• Task input:
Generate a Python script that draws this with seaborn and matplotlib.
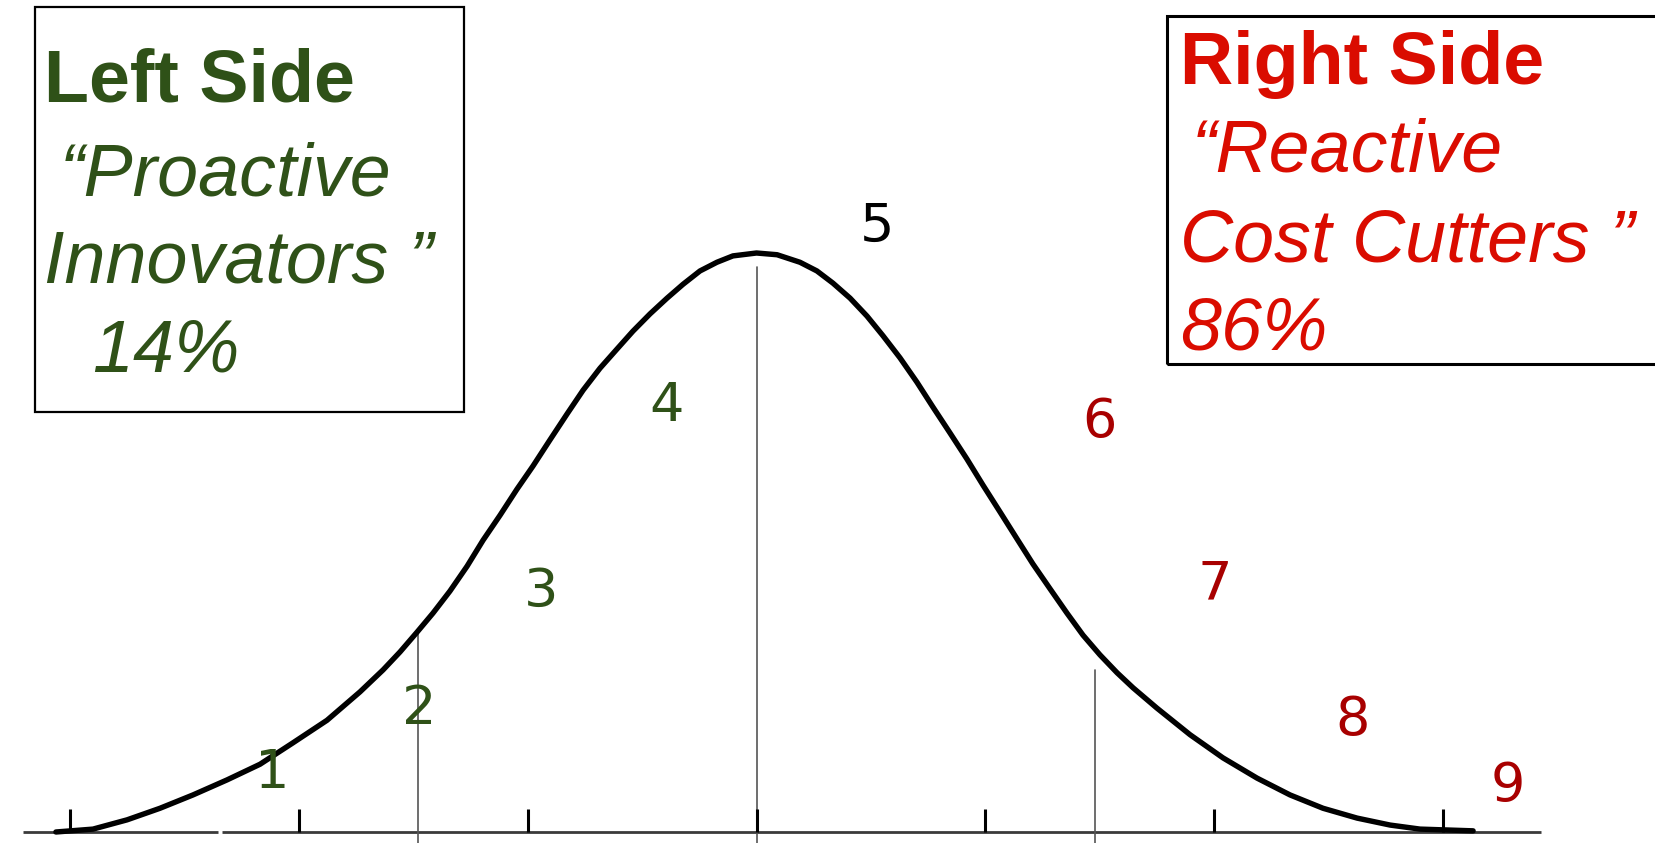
==
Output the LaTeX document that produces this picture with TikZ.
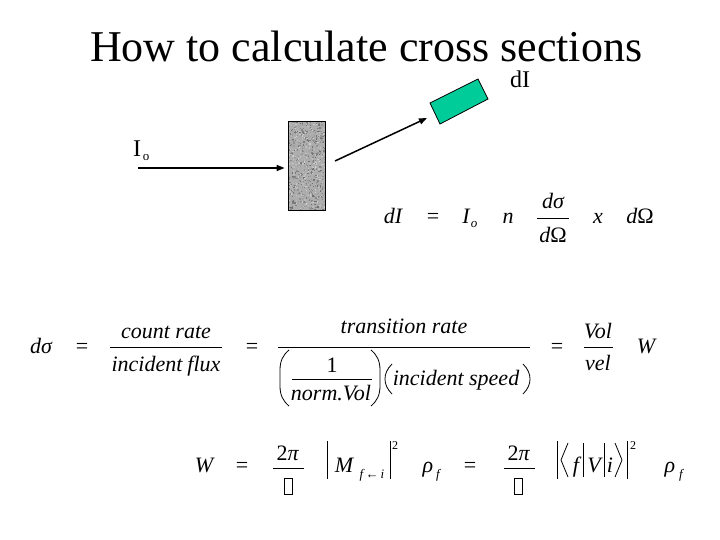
...
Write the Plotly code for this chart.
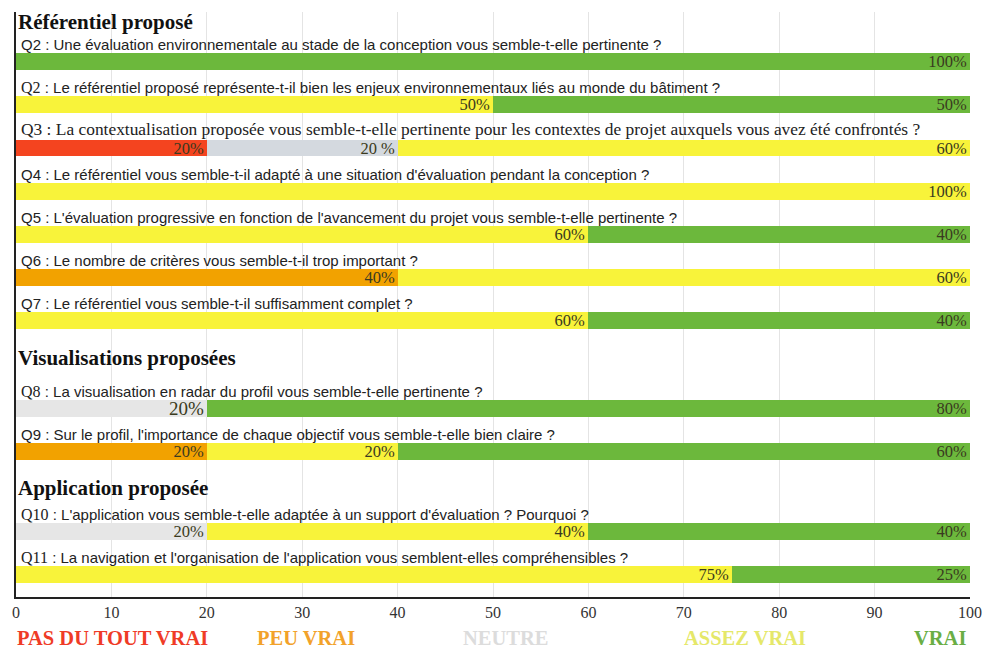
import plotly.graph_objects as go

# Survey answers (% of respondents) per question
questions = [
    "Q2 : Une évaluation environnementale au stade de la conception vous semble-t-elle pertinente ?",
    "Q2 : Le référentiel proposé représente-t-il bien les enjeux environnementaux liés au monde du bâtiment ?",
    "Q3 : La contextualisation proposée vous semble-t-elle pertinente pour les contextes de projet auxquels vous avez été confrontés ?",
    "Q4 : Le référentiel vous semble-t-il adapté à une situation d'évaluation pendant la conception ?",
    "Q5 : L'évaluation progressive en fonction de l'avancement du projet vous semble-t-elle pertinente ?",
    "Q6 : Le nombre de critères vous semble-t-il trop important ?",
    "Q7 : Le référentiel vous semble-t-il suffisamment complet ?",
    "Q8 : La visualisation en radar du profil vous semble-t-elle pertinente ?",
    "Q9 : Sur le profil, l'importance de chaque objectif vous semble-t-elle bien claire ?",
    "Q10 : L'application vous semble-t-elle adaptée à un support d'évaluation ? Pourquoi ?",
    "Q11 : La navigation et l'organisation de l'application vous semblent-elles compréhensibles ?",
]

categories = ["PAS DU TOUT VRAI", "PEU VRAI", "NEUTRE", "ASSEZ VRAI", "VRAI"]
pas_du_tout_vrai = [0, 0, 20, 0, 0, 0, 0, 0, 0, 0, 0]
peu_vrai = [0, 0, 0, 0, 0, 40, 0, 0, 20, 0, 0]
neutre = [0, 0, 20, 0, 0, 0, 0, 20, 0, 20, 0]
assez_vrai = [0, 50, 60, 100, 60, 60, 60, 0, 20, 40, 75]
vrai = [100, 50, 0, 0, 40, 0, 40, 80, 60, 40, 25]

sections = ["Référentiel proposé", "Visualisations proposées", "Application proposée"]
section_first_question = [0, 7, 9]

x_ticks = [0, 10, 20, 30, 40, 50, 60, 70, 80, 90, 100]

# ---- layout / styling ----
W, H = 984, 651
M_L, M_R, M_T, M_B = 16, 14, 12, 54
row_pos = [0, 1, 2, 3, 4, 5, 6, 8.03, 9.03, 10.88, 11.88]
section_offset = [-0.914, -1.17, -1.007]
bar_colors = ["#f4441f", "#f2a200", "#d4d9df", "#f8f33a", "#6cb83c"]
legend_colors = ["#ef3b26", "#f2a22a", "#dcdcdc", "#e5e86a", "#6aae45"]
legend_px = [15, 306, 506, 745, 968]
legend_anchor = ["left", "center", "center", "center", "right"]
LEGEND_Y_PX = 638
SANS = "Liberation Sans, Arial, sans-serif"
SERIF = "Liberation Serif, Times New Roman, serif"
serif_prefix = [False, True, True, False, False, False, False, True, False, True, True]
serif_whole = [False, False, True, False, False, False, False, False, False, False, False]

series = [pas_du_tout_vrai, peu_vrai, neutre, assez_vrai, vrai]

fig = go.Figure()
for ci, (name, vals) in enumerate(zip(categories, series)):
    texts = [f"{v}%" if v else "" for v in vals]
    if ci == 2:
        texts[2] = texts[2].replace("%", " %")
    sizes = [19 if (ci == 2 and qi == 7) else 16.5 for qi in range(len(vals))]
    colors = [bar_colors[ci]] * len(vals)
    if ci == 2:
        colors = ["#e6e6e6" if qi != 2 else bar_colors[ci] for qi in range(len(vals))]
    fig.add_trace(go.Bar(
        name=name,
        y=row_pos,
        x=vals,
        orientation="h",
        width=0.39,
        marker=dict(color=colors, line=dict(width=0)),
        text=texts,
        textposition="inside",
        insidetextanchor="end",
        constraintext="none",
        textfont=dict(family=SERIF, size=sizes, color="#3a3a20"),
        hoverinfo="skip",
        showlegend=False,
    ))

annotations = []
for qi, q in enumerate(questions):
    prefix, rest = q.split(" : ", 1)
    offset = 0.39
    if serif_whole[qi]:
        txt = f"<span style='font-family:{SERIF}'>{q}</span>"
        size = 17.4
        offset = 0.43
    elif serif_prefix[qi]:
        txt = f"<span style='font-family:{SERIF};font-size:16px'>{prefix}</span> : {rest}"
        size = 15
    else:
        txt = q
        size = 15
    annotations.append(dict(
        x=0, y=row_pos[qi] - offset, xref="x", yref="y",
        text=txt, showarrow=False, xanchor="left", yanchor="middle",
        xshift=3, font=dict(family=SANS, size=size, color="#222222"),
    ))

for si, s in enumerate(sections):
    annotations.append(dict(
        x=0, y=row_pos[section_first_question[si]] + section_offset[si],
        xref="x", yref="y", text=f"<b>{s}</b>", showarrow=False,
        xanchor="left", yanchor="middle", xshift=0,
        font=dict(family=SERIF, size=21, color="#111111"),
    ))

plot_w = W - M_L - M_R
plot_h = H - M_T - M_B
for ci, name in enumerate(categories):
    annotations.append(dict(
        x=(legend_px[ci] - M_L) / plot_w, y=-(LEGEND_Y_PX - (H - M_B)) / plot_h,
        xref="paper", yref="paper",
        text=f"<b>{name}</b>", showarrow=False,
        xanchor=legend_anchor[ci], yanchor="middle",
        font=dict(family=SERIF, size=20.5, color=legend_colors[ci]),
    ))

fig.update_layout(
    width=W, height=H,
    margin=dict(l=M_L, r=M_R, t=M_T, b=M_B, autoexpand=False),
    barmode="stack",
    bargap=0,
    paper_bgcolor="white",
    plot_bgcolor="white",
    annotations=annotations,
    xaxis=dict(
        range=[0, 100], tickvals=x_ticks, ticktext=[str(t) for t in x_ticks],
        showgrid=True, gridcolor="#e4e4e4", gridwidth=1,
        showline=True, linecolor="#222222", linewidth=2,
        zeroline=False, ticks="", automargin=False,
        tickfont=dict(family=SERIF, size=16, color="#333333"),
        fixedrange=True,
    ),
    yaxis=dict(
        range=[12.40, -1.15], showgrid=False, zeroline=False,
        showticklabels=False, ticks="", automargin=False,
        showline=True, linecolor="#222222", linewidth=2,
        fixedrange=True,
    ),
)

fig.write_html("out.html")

• Set problem: Everything from the line that contains "Write the Plotly code for this chart." down to the line that contains "60, 40, 25]" should be written out exactly, end lines too, minus the pictures.

• Expected answer:
Write the Plotly code for this chart.
import plotly.graph_objects as go

# Survey answers (% of respondents) per question
questions = [
    "Q2 : Une évaluation environnementale au stade de la conception vous semble-t-elle pertinente ?",
    "Q2 : Le référentiel proposé représente-t-il bien les enjeux environnementaux liés au monde du bâtiment ?",
    "Q3 : La contextualisation proposée vous semble-t-elle pertinente pour les contextes de projet auxquels vous avez été confrontés ?",
    "Q4 : Le référentiel vous semble-t-il adapté à une situation d'évaluation pendant la conception ?",
    "Q5 : L'évaluation progressive en fonction de l'avancement du projet vous semble-t-elle pertinente ?",
    "Q6 : Le nombre de critères vous semble-t-il trop important ?",
    "Q7 : Le référentiel vous semble-t-il suffisamment complet ?",
    "Q8 : La visualisation en radar du profil vous semble-t-elle pertinente ?",
    "Q9 : Sur le profil, l'importance de chaque objectif vous semble-t-elle bien claire ?",
    "Q10 : L'application vous semble-t-elle adaptée à un support d'évaluation ? Pourquoi ?",
    "Q11 : La navigation et l'organisation de l'application vous semblent-elles compréhensibles ?",
]

categories = ["PAS DU TOUT VRAI", "PEU VRAI", "NEUTRE", "ASSEZ VRAI", "VRAI"]
pas_du_tout_vrai = [0, 0, 20, 0, 0, 0, 0, 0, 0, 0, 0]
peu_vrai = [0, 0, 0, 0, 0, 40, 0, 0, 20, 0, 0]
neutre = [0, 0, 20, 0, 0, 0, 0, 20, 0, 20, 0]
assez_vrai = [0, 50, 60, 100, 60, 60, 60, 0, 20, 40, 75]
vrai = [100, 50, 0, 0, 40, 0, 40, 80, 60, 40, 25]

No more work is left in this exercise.